Problem description
Restate the data word for word and leave the images out.

-- start of Provided material --

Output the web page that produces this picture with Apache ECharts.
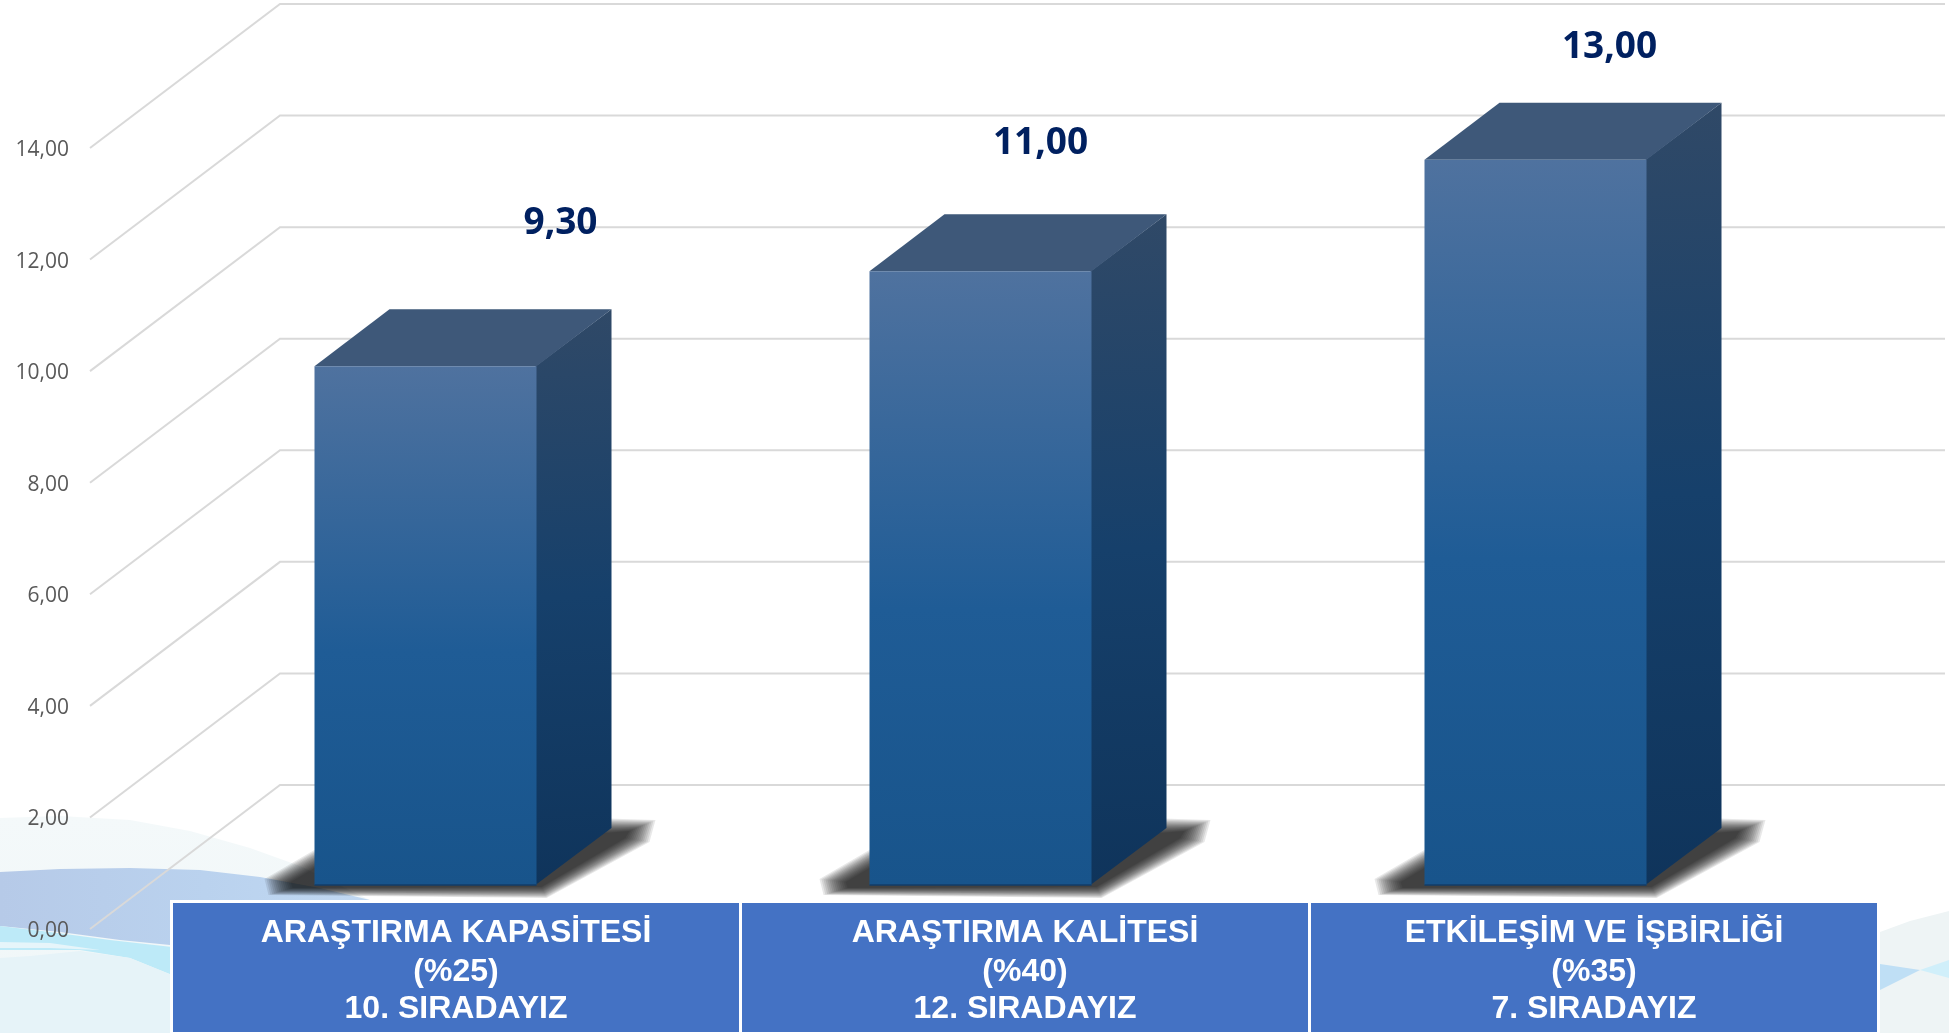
<!DOCTYPE html>
<html>
<head>
<meta charset="utf-8">
<style>html,body{margin:0;padding:0;background:#fff;overflow:hidden}#c{width:1949px;height:1033px}</style>
<script src="https://cdn.jsdelivr.net/npm/echarts@6/dist/echarts.min.js"></script>
</head>
<body>
<div id="c"></div>
<script>
const categories = ["ARAŞTIRMA KAPASİTESİ", "ARAŞTIRMA KALİTESİ", "ETKİLEŞİM VE İŞBİRLİĞİ"];
const weights = ["(%25)", "(%40)", "(%35)"];
const ranks = ["10. SIRADAYIZ", "12. SIRADAYIZ", "7. SIRADAYIZ"];
const values = [9.3, 11, 13];
const ticks = [0, 2, 4, 6, 8, 10, 12, 14];

const fmt = v => v.toFixed(2).replace('.', ',');
const BACK = [190, -144], NEAR = [58, -44], DEPTH = [75, -57];
const labelShift = [[193, -187], [118, -172], [132, -156]];
const lin = (x, y, x2, y2, stops) => ({type: 'linear', x, y, x2, y2, colorStops: stops.map(s => ({offset: s[0], color: s[1]}))});

function gridItem(params, api) {
  const cs = params.coordSys;
  const y = api.coord([0, api.value(1)])[1];
  const x = cs.x;
  return {type: 'polyline', silent: true,
    shape: {points: [[x, y], [x + BACK[0], y + BACK[1]], [x + cs.width + BACK[0], y + BACK[1]]]},
    style: {stroke: '#d9d9d9', lineWidth: 2, fill: null}};
}

// soft cast shadow: stacked translucent polygons from a wide outline to a tight core
function softShadow(xl, xr, yb, dx, dy) {
  const outer = [[xl - 50, yb - 6], [xl - 46, yb + 10], [xr + 10, yb + 13], [xr + dx + 38, yb + dy + 14], [xr + dx + 44, yb + dy - 8], [xr + dx - 20, yb + dy - 10], [xl + 5, yb - 38]];
  const core = [[xl - 24, yb - 3], [xl - 22, yb + 3], [xr + 5, yb + 2], [xr + dx + 14, yb + dy + 10], [xr + dx + 18, yb + dy + 3], [xr + dx - 20, yb + dy + 6], [xl + 5, yb - 20]];
  const layers = [], n = 14;
  for (let k = 0; k < n; k++) {
    const t = k / (n - 1);
    layers.push({type: 'polygon', silent: true,
      shape: {points: outer.map((p, j) => [p[0] + (core[j][0] - p[0]) * t, p[1] + (core[j][1] - p[1]) * t])},
      style: {fill: 'rgba(0,0,0,0.09)'}});
  }
  return layers;
}

function barItem(params, api) {
  const i = api.value(0), v = api.value(1);
  const top = api.coord([i, v]), base = api.coord([i, 0]);
  const w = api.size([1, 0])[0] * 0.4;
  const xl = top[0] - w / 2 + NEAR[0], xr = xl + w;
  const yt = top[1] + NEAR[1], yb = base[1] + NEAR[1];
  const dx = DEPTH[0], dy = DEPTH[1];
  return {type: 'group', children: softShadow(xl, xr, yb, dx, dy).concat([
    {type: 'polygon', shape: {points: [[xr - 1, yt], [xr + dx, yt + dy], [xr + dx, yb + dy], [xr - 1, yb]]},
      style: {fill: lin(0, 0, 0.35, 1, [[0, '#304967'], [0.5, '#16406b'], [1, '#0f345b']])}},
    {type: 'polygon', shape: {points: [[xl, yt], [xl + dx, yt + dy], [xr + dx, yt + dy], [xr, yt]]},
      style: {fill: '#3e5879'}},
    {type: 'rect', shape: {x: xl, y: yt, width: w, height: yb - yt},
      style: {fill: lin(0, 0, 0, 1, [[0, '#4f729f'], [0.55, '#1f5c96'], [1, '#18548b']])}},
    {type: 'line', shape: {x1: xl, y1: yb, x2: xr, y2: yb}, style: {stroke: '#123d68', lineWidth: 1.5}},
    {type: 'text', silent: true,
      style: {text: fmt(v), x: top[0] + labelShift[i][0], y: top[1] + labelShift[i][1], align: 'center', verticalAlign: 'middle',
        font: '700 37px "Open Sans"', fill: '#002060'}}
  ])};
}

const wave = (pts, fill) => ({type: 'polygon', z: -10, silent: true, shape: {points: pts}, style: {fill}});
const background = [
  wave([[0,818],[60,816],[130,820],[190,831],[250,848],[300,866],[345,888],[380,905],[380,1033],[0,1033]],
    lin(0, 0, 0, 1, [[0, '#f4f9fa'], [1, '#eff6f8']])),
  wave([[0,872],[60,869],[130,868],[200,870],[260,877],[320,888],[370,900],[410,912],[170,960],[170,945],[120,940],[60,932],[0,926]],
    lin(0, 0, 1, 0, [[0, '#b6cae8'], [0.5, '#bad2ee'], [1, '#c2daf3']])),
  wave([[0,926],[50,932],[110,940],[172,947],[172,975],[130,958],[80,950],[30,950],[0,950]], '#bdeaf8'),
  wave([[0,942],[50,943],[100,950],[50,948],[0,948]], '#e6f5fa'),
  wave([[0,958],[30,956],[80,951],[130,958],[172,975],[172,1033],[0,1033]], '#e6f3f8'),
  wave([[1880,932],[1910,921],[1949,911],[1949,1033],[1880,1033]], '#eef4f5'),
  wave([[1880,964],[1920,970],[1880,990]], '#bfdff5'),
  wave([[1920,970],[1949,960],[1949,978]], '#d0effa')
];

const cellX = [[173, 739], [742, 1308], [1311, 1877]];
const table = [{type: 'rect', z: 20, silent: true, shape: {x: 170, y: 900, width: 1710, height: 133}, style: {fill: '#ffffff'}}];
const lineY = [933, 972, 1009];
cellX.forEach((c, i) => {
  table.push({type: 'rect', z: 21, silent: true, shape: {x: c[0], y: 903, width: c[1] - c[0], height: 129}, style: {fill: '#4472c4'}});
  [categories[i], weights[i], ranks[i]].forEach((t, j) => {
    table.push({type: 'text', z: 22, silent: true, x: (c[0] + c[1]) / 2, y: lineY[j],
      style: {text: t, x: 0, y: 0, align: 'center', verticalAlign: 'middle', font: 'bold 32px "Liberation Sans"', fill: '#ffffff'}});
  });
});

const chart = echarts.init(document.getElementById('c'), null, {renderer: 'canvas'});
chart.setOption({
  animation: false,
  backgroundColor: '#ffffff',
  grid: {left: 90, width: 1665, top: 148, height: 781},
  xAxis: {type: 'category', data: categories, show: false},
  yAxis: {type: 'value', min: 0, max: 14, interval: 2,
    axisLine: {show: false}, axisTick: {show: false}, splitLine: {show: false},
    axisLabel: {formatter: fmt, fontFamily: 'Open Sans', fontSize: 21, color: '#595959', margin: 21, verticalAlign: 'top', lineHeight: 4}},
  graphic: {elements: background.concat(table)},
  series: [
    {type: 'custom', z: 1, clip: false, silent: true, renderItem: gridItem, encode: {x: 0, y: 1},
      data: ticks.map(t => [0, t])},
    {type: 'custom', z: 2, clip: false, silent: true, renderItem: barItem, encode: {x: 0, y: 1},
      data: values.map((v, i) => [i, v])}
  ]
});
</script>
</body>
</html>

-- end of Provided material --

Answer for this exercise
Output the web page that produces this picture with Apache ECharts.
<!DOCTYPE html>
<html>
<head>
<meta charset="utf-8">
<style>html,body{margin:0;padding:0;background:#fff;overflow:hidden}#c{width:1949px;height:1033px}</style>
<script src="https://cdn.jsdelivr.net/npm/echarts@6/dist/echarts.min.js"></script>
</head>
<body>
<div id="c"></div>
<script>
const categories = ["ARAŞTIRMA KAPASİTESİ", "ARAŞTIRMA KALİTESİ", "ETKİLEŞİM VE İŞBİRLİĞİ"];
const weights = ["(%25)", "(%40)", "(%35)"];
const ranks = ["10. SIRADAYIZ", "12. SIRADAYIZ", "7. SIRADAYIZ"];
const values = [9.3, 11, 13];
const ticks = [0, 2, 4, 6, 8, 10, 12, 14];

const fmt = v => v.toFixed(2).replace('.', ',');
const BACK = [190, -144], NEAR = [58, -44], DEPTH = [75, -57];
const labelShift = [[193, -187], [118, -172], [132, -156]];
const lin = (x, y, x2, y2, stops) => ({type: 'linear', x, y, x2, y2, colorStops: stops.map(s => ({offset: s[0], color: s[1]}))});

function gridItem(params, api) {
  const cs = params.coordSys;
  const y = api.coord([0, api.value(1)])[1];
  const x = cs.x;
  return {type: 'polyline', silent: true,
    shape: {points: [[x, y], [x + BACK[0], y + BACK[1]], [x + cs.width + BACK[0], y + BACK[1]]]},
    style: {stroke: '#d9d9d9', lineWidth: 2, fill: null}};
}

// soft cast shadow: stacked translucent polygons from a wide outline to a tight core
function softShadow(xl, xr, yb, dx, dy) {
  const outer = [[xl - 50, yb - 6], [xl - 46, yb + 10], [xr + 10, yb + 13], [xr + dx + 38, yb + dy + 14], [xr + dx + 44, yb + dy - 8], [xr + dx - 20, yb + dy - 10], [xl + 5, yb - 38]];
  const core = [[xl - 24, yb - 3], [xl - 22, yb + 3], [xr + 5, yb + 2], [xr + dx + 14, yb + dy + 10], [xr + dx + 18, yb + dy + 3], [xr + dx - 20, yb + dy + 6], [xl + 5, yb - 20]];
  const layers = [], n = 14;
  for (let k = 0; k < n; k++) {
    const t = k / (n - 1);
    layers.push({type: 'polygon', silent: true,
      shape: {points: outer.map((p, j) => [p[0] + (core[j][0] - p[0]) * t, p[1] + (core[j][1] - p[1]) * t])},
      style: {fill: 'rgba(0,0,0,0.09)'}});
  }
  return layers;
}

function barItem(params, api) {
  const i = api.value(0), v = api.value(1);
  const top = api.coord([i, v]), base = api.coord([i, 0]);
  const w = api.size([1, 0])[0] * 0.4;
  const xl = top[0] - w / 2 + NEAR[0], xr = xl + w;
  const yt = top[1] + NEAR[1], yb = base[1] + NEAR[1];
  const dx = DEPTH[0], dy = DEPTH[1];
  return {type: 'group', children: softShadow(xl, xr, yb, dx, dy).concat([
    {type: 'polygon', shape: {points: [[xr - 1, yt], [xr + dx, yt + dy], [xr + dx, yb + dy], [xr - 1, yb]]},
      style: {fill: lin(0, 0, 0.35, 1, [[0, '#304967'], [0.5, '#16406b'], [1, '#0f345b']])}},
    {type: 'polygon', shape: {points: [[xl, yt], [xl + dx, yt + dy], [xr + dx, yt + dy], [xr, yt]]},
      style: {fill: '#3e5879'}},
    {type: 'rect', shape: {x: xl, y: yt, width: w, height: yb - yt},
      style: {fill: lin(0, 0, 0, 1, [[0, '#4f729f'], [0.55, '#1f5c96'], [1, '#18548b']])}},
    {type: 'line', shape: {x1: xl, y1: yb, x2: xr, y2: yb}, style: {stroke: '#123d68', lineWidth: 1.5}},
    {type: 'text', silent: true,
      style: {text: fmt(v), x: top[0] + labelShift[i][0], y: top[1] + labelShift[i][1], align: 'center', verticalAlign: 'middle',
        font: '700 37px "Open Sans"', fill: '#002060'}}
  ])};
}

const wave = (pts, fill) => ({type: 'polygon', z: -10, silent: true, shape: {points: pts}, style: {fill}});
const background = [
  wave([[0,818],[60,816],[130,820],[190,831],[250,848],[300,866],[345,888],[380,905],[380,1033],[0,1033]],
    lin(0, 0, 0, 1, [[0, '#f4f9fa'], [1, '#eff6f8']])),
  wave([[0,872],[60,869],[130,868],[200,870],[260,877],[320,888],[370,900],[410,912],[170,960],[170,945],[120,940],[60,932],[0,926]],
    lin(0, 0, 1, 0, [[0, '#b6cae8'], [0.5, '#bad2ee'], [1, '#c2daf3']])),
  wave([[0,926],[50,932],[110,940],[172,947],[172,975],[130,958],[80,950],[30,950],[0,950]], '#bdeaf8'),
  wave([[0,942],[50,943],[100,950],[50,948],[0,948]], '#e6f5fa'),
  wave([[0,958],[30,956],[80,951],[130,958],[172,975],[172,1033],[0,1033]], '#e6f3f8'),
  wave([[1880,932],[1910,921],[1949,911],[1949,1033],[1880,1033]], '#eef4f5'),
  wave([[1880,964],[1920,970],[1880,990]], '#bfdff5'),
  wave([[1920,970],[1949,960],[1949,978]], '#d0effa')
];

const cellX = [[173, 739], [742, 1308], [1311, 1877]];
const table = [{type: 'rect', z: 20, silent: true, shape: {x: 170, y: 900, width: 1710, height: 133}, style: {fill: '#ffffff'}}];
const lineY = [933, 972, 1009];
cellX.forEach((c, i) => {
  table.push({type: 'rect', z: 21, silent: true, shape: {x: c[0], y: 903, width: c[1] - c[0], height: 129}, style: {fill: '#4472c4'}});
  [categories[i], weights[i], ranks[i]].forEach((t, j) => {
    table.push({type: 'text', z: 22, silent: true, x: (c[0] + c[1]) / 2, y: lineY[j],
      style: {text: t, x: 0, y: 0, align: 'center', verticalAlign: 'middle', font: 'bold 32px "Liberation Sans"', fill: '#ffffff'}});
  });
});

const chart = echarts.init(document.getElementById('c'), null, {renderer: 'canvas'});
chart.setOption({
  animation: false,
  backgroundColor: '#ffffff',
  grid: {left: 90, width: 1665, top: 148, height: 781},
  xAxis: {type: 'category', data: categories, show: false},
  yAxis: {type: 'value', min: 0, max: 14, interval: 2,
    axisLine: {show: false}, axisTick: {show: false}, splitLine: {show: false},
    axisLabel: {formatter: fmt, fontFamily: 'Open Sans', fontSize: 21, color: '#595959', margin: 21, verticalAlign: 'top', lineHeight: 4}},
  graphic: {elements: background.concat(table)},
  series: [
    {type: 'custom', z: 1, clip: false, silent: true, renderItem: gridItem, encode: {x: 0, y: 1},
      data: ticks.map(t => [0, t])},
    {type: 'custom', z: 2, clip: false, silent: true, renderItem: barItem, encode: {x: 0, y: 1},
      data: values.map((v, i) => [i, v])}
  ]
});
</script>
</body>
</html>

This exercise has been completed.